WHAT IS REQUIRED —
Locate the line that contains "Reproduce this chart with matplotlib." in the entries below, then repeat it and every following line through the line that contains "plt.rcParams['font.family'] = ['Liberation", exactly, and no others.

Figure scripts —
>> START

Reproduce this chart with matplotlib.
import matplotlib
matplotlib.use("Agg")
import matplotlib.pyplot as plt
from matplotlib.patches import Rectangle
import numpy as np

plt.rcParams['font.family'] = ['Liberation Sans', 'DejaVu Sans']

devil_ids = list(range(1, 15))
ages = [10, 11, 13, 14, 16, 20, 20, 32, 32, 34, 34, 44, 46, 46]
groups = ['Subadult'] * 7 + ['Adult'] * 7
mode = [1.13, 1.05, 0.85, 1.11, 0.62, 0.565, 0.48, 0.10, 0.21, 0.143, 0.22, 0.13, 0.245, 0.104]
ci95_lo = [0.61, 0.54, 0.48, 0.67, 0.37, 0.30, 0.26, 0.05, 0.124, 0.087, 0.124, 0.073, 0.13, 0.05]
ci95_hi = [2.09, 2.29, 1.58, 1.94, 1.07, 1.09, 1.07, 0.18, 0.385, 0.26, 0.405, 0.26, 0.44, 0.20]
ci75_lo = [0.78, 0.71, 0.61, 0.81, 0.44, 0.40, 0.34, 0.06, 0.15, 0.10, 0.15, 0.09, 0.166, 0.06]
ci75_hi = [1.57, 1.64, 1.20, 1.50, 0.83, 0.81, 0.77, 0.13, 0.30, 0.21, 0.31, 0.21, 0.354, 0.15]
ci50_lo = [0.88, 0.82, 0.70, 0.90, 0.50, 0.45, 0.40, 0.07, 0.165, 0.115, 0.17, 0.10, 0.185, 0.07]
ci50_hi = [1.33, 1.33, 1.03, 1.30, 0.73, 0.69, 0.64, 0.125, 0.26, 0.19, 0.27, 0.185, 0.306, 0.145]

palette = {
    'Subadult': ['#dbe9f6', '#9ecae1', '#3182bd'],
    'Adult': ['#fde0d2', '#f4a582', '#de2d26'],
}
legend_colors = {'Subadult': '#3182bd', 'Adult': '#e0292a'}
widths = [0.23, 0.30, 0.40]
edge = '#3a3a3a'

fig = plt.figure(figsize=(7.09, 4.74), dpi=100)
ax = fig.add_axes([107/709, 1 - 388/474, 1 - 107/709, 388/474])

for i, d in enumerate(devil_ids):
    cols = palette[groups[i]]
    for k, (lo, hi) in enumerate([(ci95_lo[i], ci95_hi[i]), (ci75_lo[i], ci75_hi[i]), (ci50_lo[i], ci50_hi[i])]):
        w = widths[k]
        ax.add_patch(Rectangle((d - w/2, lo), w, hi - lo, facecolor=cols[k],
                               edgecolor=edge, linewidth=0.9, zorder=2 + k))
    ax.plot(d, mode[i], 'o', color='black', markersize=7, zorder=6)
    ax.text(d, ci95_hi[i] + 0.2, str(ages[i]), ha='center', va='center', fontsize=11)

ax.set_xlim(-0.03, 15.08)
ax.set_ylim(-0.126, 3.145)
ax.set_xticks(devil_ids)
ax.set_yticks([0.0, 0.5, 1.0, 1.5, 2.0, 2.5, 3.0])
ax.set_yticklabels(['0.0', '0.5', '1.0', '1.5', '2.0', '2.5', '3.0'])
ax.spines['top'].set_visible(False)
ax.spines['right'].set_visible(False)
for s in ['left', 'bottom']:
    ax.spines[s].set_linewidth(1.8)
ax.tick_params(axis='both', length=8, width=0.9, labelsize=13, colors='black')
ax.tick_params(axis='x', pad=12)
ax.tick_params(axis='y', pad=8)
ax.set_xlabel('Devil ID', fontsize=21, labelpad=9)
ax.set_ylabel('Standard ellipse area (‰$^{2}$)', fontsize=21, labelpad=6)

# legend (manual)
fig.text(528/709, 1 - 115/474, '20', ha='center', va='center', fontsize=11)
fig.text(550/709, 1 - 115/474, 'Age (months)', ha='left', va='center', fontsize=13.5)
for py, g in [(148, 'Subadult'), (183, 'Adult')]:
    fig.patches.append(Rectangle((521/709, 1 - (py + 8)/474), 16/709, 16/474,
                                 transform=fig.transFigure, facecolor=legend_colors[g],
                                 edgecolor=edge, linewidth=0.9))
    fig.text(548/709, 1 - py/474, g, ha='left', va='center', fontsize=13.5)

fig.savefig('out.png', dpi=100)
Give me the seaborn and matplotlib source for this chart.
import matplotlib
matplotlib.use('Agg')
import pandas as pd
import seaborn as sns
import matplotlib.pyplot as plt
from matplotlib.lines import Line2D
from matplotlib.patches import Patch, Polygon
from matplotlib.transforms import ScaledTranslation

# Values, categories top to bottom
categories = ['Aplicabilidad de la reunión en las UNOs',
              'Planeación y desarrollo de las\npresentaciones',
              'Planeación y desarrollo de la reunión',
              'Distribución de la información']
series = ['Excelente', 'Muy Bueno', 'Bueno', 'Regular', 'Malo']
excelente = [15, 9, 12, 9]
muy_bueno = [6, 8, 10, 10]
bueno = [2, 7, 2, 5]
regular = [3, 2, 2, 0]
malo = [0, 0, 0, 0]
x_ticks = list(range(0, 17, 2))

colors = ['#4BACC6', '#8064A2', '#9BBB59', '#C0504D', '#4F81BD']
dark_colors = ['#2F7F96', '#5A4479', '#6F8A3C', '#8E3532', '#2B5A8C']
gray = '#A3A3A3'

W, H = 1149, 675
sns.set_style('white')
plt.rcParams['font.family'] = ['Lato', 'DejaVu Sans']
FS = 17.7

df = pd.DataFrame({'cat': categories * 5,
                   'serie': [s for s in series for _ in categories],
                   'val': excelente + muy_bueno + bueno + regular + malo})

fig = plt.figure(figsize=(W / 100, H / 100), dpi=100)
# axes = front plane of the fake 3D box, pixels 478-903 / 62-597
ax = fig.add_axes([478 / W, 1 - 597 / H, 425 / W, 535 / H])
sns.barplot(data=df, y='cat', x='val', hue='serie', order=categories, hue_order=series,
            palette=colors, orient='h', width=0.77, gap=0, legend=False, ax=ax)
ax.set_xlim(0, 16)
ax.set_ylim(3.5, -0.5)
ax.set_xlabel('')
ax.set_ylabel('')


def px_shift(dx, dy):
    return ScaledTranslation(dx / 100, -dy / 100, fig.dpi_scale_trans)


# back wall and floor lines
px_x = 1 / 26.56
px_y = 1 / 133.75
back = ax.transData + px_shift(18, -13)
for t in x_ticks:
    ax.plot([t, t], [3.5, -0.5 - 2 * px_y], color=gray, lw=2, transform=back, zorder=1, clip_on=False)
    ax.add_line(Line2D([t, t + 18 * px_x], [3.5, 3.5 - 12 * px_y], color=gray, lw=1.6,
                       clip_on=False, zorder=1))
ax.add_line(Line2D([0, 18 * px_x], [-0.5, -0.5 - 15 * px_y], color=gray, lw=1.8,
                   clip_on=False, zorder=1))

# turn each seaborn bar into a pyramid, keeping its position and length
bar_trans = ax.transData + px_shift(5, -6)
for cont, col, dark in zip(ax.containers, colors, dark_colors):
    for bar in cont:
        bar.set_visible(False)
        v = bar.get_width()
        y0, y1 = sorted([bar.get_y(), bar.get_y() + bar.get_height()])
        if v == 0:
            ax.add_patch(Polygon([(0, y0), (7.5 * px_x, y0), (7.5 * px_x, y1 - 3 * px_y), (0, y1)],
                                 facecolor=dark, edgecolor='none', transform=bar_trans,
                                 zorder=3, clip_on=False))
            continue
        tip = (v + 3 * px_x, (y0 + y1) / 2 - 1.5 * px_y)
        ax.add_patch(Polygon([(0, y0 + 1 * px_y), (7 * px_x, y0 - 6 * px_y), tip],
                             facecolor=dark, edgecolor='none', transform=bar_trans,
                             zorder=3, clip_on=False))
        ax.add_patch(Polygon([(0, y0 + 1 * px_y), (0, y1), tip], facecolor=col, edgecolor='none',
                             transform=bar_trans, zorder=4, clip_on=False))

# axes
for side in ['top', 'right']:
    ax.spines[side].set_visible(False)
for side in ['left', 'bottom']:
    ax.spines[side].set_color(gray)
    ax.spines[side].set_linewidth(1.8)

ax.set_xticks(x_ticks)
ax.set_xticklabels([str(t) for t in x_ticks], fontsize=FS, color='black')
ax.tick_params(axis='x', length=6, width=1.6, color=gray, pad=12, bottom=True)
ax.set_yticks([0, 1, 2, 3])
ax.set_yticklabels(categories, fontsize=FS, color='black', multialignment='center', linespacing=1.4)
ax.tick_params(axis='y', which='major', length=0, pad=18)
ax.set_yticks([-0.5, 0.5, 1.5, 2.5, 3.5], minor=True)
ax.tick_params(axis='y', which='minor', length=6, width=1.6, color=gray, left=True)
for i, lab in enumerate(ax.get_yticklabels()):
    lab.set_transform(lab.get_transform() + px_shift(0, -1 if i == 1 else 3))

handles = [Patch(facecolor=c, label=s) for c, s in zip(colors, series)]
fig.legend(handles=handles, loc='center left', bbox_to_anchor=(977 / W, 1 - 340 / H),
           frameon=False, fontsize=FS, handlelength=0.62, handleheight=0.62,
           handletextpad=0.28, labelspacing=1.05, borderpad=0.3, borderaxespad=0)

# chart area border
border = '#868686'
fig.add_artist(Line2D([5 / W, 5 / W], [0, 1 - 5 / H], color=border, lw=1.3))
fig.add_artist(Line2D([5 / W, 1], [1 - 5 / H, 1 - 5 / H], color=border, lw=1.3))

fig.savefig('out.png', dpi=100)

>> END
>> START

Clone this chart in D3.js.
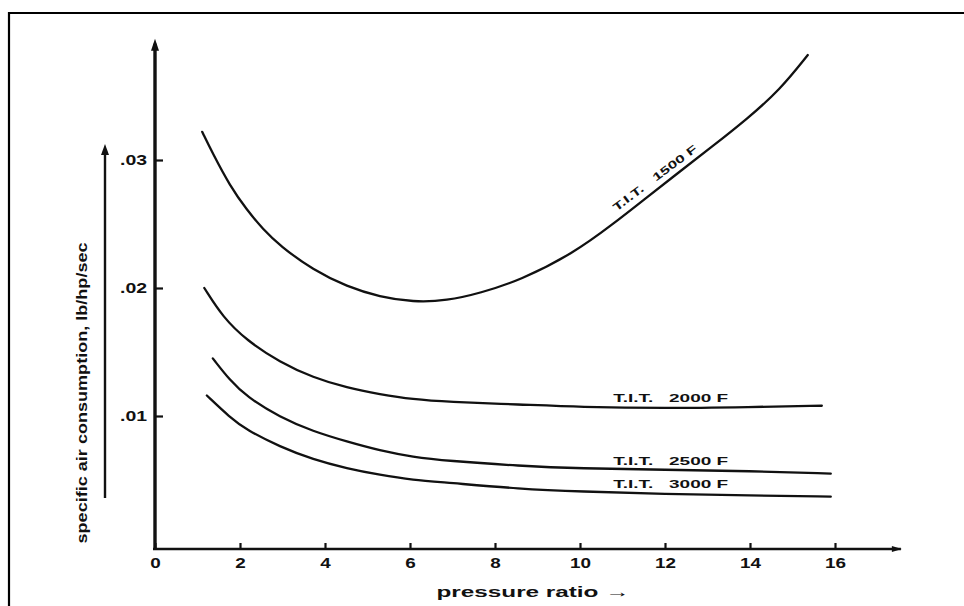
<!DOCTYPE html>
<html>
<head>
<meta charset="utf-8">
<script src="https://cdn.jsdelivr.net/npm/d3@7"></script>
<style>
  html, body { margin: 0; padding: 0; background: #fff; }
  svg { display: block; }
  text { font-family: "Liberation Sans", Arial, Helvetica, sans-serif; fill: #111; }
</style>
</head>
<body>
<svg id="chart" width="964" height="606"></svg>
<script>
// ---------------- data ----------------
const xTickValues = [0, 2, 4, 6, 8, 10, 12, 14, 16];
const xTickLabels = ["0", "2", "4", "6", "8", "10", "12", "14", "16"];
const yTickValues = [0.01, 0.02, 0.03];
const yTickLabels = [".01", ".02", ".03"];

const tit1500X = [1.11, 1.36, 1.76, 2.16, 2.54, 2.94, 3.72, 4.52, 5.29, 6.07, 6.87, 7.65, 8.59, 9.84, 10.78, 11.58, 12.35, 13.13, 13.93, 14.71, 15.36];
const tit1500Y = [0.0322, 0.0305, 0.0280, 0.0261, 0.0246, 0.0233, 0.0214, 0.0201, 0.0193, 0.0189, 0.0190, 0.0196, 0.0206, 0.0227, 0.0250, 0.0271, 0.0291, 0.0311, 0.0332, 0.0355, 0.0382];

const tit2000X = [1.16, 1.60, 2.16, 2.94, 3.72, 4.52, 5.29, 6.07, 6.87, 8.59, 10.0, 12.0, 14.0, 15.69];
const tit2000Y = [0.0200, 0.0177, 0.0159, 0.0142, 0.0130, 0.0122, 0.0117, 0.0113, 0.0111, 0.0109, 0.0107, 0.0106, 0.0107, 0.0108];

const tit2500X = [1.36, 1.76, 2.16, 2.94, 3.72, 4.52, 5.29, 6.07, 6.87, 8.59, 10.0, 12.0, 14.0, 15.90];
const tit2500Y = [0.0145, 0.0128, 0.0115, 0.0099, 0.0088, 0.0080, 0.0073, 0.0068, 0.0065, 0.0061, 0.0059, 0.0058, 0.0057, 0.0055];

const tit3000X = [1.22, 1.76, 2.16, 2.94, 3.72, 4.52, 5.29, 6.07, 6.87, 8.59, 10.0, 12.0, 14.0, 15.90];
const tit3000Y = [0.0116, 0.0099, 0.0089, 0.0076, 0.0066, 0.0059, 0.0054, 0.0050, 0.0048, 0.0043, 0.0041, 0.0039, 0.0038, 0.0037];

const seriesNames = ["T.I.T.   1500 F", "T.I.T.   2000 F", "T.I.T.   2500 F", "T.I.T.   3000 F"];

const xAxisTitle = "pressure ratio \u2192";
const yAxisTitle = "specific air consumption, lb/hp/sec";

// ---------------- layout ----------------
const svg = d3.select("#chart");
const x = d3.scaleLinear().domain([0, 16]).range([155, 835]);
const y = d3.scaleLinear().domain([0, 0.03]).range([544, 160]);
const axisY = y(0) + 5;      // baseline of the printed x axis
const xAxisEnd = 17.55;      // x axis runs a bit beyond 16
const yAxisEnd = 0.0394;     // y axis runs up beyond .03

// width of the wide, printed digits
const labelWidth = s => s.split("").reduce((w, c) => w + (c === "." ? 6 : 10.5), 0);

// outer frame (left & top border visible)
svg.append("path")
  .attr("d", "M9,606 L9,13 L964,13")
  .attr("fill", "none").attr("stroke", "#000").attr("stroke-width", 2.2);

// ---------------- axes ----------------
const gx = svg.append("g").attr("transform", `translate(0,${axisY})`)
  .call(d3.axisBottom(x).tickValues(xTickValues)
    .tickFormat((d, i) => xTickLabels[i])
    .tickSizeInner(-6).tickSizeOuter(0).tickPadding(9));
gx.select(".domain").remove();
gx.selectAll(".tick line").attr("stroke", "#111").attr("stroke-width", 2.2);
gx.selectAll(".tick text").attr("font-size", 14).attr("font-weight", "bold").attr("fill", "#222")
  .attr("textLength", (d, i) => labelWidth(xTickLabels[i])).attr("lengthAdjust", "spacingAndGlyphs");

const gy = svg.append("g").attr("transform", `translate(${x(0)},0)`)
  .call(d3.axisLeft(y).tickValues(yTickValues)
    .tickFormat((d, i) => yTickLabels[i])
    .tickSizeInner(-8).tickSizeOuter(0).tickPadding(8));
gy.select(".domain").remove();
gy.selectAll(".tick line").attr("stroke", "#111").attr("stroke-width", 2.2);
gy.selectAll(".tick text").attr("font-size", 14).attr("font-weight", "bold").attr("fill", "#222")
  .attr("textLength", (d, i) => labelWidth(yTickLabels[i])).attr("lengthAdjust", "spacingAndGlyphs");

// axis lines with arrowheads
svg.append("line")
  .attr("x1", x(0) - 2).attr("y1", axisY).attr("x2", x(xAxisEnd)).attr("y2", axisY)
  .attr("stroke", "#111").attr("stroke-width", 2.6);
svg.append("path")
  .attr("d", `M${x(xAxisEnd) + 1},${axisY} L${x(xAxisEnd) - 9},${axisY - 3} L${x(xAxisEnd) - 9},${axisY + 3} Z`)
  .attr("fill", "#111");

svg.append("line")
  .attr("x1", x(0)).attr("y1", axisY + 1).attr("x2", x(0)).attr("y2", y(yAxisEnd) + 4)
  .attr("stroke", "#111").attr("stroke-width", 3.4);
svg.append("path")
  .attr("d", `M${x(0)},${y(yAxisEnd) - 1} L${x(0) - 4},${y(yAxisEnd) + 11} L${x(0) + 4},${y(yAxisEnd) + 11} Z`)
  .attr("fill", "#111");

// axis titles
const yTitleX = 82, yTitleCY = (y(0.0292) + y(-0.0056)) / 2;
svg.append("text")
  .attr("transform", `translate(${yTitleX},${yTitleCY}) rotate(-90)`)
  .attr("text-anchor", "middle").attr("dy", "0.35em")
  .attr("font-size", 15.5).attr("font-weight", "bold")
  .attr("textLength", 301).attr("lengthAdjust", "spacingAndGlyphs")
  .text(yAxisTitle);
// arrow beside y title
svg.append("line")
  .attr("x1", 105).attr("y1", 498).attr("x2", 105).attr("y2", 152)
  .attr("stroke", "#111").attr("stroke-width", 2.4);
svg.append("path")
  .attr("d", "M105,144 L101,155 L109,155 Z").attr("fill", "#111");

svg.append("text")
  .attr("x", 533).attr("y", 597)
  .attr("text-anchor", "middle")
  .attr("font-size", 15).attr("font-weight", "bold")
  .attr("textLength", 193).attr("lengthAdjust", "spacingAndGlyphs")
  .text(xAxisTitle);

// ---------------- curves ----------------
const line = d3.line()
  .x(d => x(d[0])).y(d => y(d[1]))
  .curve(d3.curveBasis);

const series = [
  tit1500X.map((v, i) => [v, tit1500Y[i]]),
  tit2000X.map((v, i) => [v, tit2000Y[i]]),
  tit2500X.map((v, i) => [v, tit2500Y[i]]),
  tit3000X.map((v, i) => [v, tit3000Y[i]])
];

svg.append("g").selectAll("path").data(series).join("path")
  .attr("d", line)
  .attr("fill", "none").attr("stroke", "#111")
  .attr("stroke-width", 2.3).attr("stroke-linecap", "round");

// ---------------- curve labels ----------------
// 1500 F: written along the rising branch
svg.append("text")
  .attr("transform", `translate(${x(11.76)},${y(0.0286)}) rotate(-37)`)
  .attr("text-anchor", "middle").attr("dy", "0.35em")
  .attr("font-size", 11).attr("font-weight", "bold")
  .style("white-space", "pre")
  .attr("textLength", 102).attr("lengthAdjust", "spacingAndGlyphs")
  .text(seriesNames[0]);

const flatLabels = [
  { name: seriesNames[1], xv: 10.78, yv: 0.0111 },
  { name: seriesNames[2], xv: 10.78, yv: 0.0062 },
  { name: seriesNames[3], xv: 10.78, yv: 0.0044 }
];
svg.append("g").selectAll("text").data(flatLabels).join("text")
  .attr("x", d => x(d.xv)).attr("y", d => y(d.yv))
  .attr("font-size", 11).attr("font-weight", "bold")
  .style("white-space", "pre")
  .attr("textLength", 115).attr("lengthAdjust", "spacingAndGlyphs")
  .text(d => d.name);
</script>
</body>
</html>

>> END

RESPONSE BELOW —
Reproduce this chart with matplotlib.
import matplotlib
matplotlib.use("Agg")
import matplotlib.pyplot as plt
from matplotlib.patches import Rectangle
import numpy as np

plt.rcParams['font.family'] = ['Liberation Sans', 'DejaVu Sans']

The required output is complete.